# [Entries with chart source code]
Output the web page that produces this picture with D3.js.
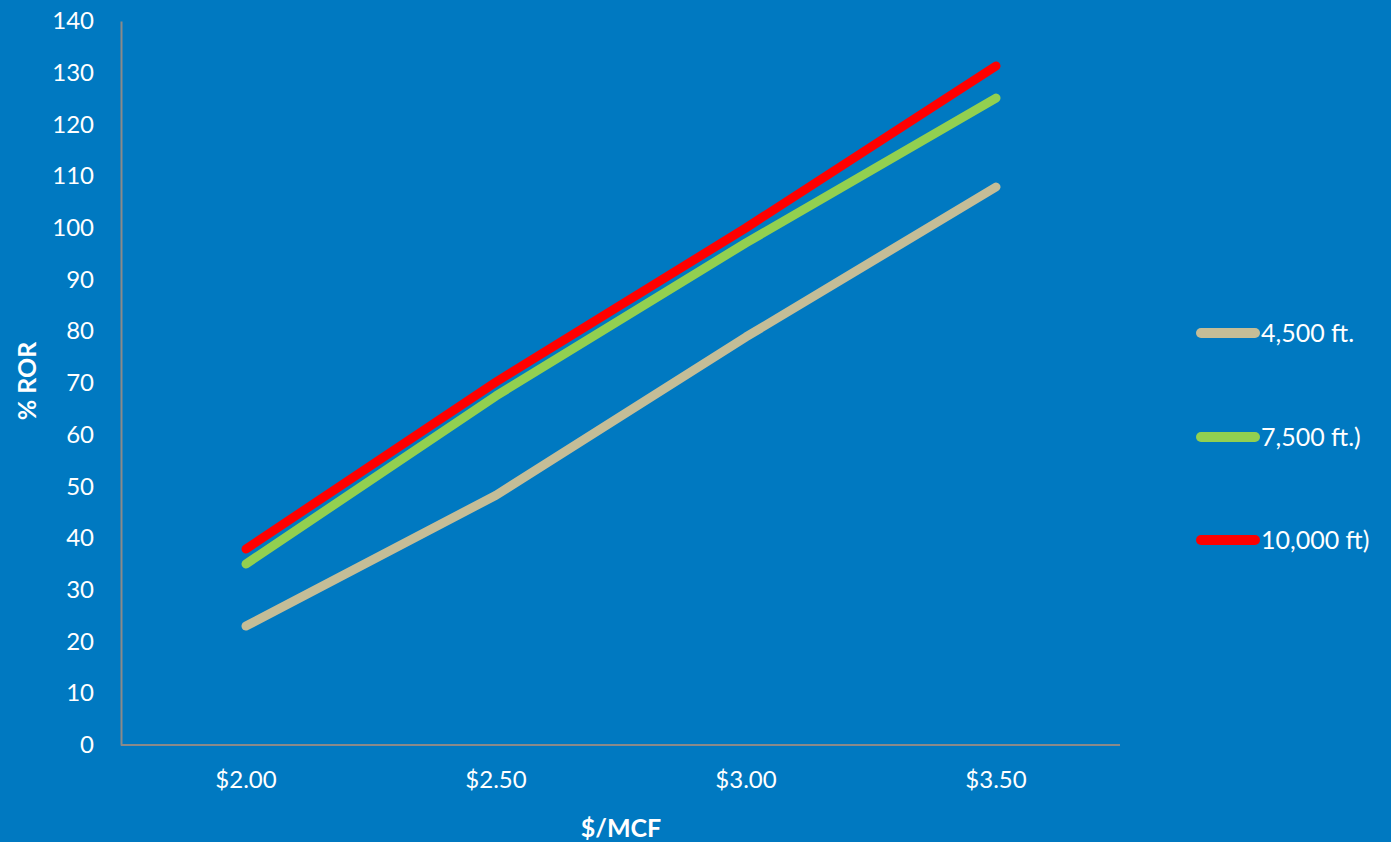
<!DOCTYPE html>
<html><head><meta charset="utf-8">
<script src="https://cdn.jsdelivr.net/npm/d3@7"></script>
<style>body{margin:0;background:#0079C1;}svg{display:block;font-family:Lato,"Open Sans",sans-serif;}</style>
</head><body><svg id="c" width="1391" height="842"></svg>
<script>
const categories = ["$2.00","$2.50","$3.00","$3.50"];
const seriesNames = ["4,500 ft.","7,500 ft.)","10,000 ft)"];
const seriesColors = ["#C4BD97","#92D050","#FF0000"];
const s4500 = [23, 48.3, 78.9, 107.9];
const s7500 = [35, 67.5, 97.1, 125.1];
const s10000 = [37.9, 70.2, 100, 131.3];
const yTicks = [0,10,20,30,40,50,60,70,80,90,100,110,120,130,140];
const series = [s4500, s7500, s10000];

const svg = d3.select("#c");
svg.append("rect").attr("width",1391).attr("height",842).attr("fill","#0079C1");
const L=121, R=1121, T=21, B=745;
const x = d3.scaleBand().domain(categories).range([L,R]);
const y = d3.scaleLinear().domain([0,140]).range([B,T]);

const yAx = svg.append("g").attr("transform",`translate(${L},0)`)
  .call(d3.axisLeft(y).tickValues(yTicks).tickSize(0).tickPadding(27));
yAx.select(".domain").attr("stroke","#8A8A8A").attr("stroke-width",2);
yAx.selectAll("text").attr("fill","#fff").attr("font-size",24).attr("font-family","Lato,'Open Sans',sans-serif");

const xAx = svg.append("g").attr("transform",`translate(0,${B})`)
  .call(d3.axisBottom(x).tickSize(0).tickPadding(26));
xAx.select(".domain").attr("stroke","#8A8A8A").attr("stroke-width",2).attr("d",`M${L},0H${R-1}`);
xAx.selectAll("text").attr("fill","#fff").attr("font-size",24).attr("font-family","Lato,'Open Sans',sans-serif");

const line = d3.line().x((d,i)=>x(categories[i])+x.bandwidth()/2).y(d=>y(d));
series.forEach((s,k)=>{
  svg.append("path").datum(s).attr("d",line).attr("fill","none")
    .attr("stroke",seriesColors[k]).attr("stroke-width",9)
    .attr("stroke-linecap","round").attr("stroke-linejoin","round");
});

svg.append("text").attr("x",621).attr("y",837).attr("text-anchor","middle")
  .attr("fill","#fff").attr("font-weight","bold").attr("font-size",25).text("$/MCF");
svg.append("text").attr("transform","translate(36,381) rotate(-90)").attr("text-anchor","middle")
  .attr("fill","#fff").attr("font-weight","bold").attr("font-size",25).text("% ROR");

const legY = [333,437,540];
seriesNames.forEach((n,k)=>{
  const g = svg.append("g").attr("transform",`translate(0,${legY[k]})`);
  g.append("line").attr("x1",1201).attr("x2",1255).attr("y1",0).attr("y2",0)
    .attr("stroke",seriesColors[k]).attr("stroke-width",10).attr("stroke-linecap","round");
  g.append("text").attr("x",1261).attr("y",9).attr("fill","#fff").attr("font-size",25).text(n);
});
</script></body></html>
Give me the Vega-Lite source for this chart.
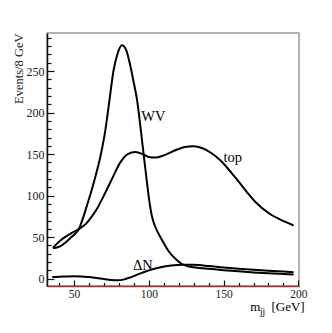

# [EXERCISE TASK]
Reproduce the entries exactly. Do not carry over any picture.

# [WRITTEN RESPONSE]
Output the web page that produces this picture with D3.js.
<!DOCTYPE html>
<html><head><meta charset="utf-8">
<script src="https://cdn.jsdelivr.net/npm/d3@7"></script>
<style>body{margin:0;background:#0079C1;}svg{display:block;font-family:Lato,"Open Sans",sans-serif;}</style>
</head><body><svg id="c" width="1391" height="842"></svg>
<script>
const categories = ["$2.00","$2.50","$3.00","$3.50"];
const seriesNames = ["4,500 ft.","7,500 ft.)","10,000 ft)"];
const seriesColors = ["#C4BD97","#92D050","#FF0000"];
const s4500 = [23, 48.3, 78.9, 107.9];
const s7500 = [35, 67.5, 97.1, 125.1];
const s10000 = [37.9, 70.2, 100, 131.3];
const yTicks = [0,10,20,30,40,50,60,70,80,90,100,110,120,130,140];
const series = [s4500, s7500, s10000];

const svg = d3.select("#c");
svg.append("rect").attr("width",1391).attr("height",842).attr("fill","#0079C1");
const L=121, R=1121, T=21, B=745;
const x = d3.scaleBand().domain(categories).range([L,R]);
const y = d3.scaleLinear().domain([0,140]).range([B,T]);

const yAx = svg.append("g").attr("transform",`translate(${L},0)`)
  .call(d3.axisLeft(y).tickValues(yTicks).tickSize(0).tickPadding(27));
yAx.select(".domain").attr("stroke","#8A8A8A").attr("stroke-width",2);
yAx.selectAll("text").attr("fill","#fff").attr("font-size",24).attr("font-family","Lato,'Open Sans',sans-serif");

const xAx = svg.append("g").attr("transform",`translate(0,${B})`)
  .call(d3.axisBottom(x).tickSize(0).tickPadding(26));
xAx.select(".domain").attr("stroke","#8A8A8A").attr("stroke-width",2).attr("d",`M${L},0H${R-1}`);
xAx.selectAll("text").attr("fill","#fff").attr("font-size",24).attr("font-family","Lato,'Open Sans',sans-serif");

const line = d3.line().x((d,i)=>x(categories[i])+x.bandwidth()/2).y(d=>y(d));
series.forEach((s,k)=>{
  svg.append("path").datum(s).attr("d",line).attr("fill","none")
    .attr("stroke",seriesColors[k]).attr("stroke-width",9)
    .attr("stroke-linecap","round").attr("stroke-linejoin","round");
});

svg.append("text").attr("x",621).attr("y",837).attr("text-anchor","middle")
  .attr("fill","#fff").attr("font-weight","bold").attr("font-size",25).text("$/MCF");
svg.append("text").attr("transform","translate(36,381) rotate(-90)").attr("text-anchor","middle")
  .attr("fill","#fff").attr("font-weight","bold").attr("font-size",25).text("% ROR");

const legY = [333,437,540];
seriesNames.forEach((n,k)=>{
  const g = svg.append("g").attr("transform",`translate(0,${legY[k]})`);
  g.append("line").attr("x1",1201).attr("x2",1255).attr("y1",0).attr("y2",0)
    .attr("stroke",seriesColors[k]).attr("stroke-width",10).attr("stroke-linecap","round");
  g.append("text").attr("x",1261).attr("y",9).attr("fill","#fff").attr("font-size",25).text(n);
});
</script></body></html>
Give me the Vega-Lite source for this chart.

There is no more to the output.